| Data shown |
-*-

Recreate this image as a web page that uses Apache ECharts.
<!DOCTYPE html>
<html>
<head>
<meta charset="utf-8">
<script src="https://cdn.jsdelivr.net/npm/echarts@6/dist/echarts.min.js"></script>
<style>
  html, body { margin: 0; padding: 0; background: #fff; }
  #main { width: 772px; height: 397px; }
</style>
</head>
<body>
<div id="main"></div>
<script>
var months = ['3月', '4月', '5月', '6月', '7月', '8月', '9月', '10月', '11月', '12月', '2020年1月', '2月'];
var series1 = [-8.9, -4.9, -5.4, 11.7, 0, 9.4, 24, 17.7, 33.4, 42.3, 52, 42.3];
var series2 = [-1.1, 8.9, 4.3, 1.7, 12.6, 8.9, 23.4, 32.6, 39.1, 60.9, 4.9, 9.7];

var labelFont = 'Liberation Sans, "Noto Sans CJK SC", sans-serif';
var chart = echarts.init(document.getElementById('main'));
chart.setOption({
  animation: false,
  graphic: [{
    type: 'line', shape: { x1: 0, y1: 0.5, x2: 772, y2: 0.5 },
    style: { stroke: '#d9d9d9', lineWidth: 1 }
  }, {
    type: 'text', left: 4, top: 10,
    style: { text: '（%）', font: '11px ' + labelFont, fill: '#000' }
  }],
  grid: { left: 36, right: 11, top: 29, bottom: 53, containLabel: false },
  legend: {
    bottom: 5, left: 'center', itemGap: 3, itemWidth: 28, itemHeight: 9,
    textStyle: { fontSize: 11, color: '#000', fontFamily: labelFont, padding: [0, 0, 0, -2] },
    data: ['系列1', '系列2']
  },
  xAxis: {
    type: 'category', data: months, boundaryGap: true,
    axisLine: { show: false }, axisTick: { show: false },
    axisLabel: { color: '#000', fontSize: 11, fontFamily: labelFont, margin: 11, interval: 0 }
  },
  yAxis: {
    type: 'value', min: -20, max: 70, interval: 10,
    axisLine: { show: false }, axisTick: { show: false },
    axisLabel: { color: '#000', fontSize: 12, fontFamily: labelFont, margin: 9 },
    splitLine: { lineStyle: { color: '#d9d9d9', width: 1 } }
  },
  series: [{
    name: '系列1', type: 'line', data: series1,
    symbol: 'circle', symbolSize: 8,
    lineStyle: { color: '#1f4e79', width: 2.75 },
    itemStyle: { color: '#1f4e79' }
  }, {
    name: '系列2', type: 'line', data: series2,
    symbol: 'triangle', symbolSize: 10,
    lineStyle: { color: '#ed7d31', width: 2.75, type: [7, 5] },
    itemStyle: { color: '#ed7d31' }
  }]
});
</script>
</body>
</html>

-*-

| Requirements |
From the first line of the listing above to the line with "60.9, 4.9, 9.7];", please transcribe each line exactly, both ends included, and nothing beyond that.

| Task response |
Recreate this image as a web page that uses Apache ECharts.
<!DOCTYPE html>
<html>
<head>
<meta charset="utf-8">
<script src="https://cdn.jsdelivr.net/npm/echarts@6/dist/echarts.min.js"></script>
<style>
  html, body { margin: 0; padding: 0; background: #fff; }
  #main { width: 772px; height: 397px; }
</style>
</head>
<body>
<div id="main"></div>
<script>
var months = ['3月', '4月', '5月', '6月', '7月', '8月', '9月', '10月', '11月', '12月', '2020年1月', '2月'];
var series1 = [-8.9, -4.9, -5.4, 11.7, 0, 9.4, 24, 17.7, 33.4, 42.3, 52, 42.3];
var series2 = [-1.1, 8.9, 4.3, 1.7, 12.6, 8.9, 23.4, 32.6, 39.1, 60.9, 4.9, 9.7];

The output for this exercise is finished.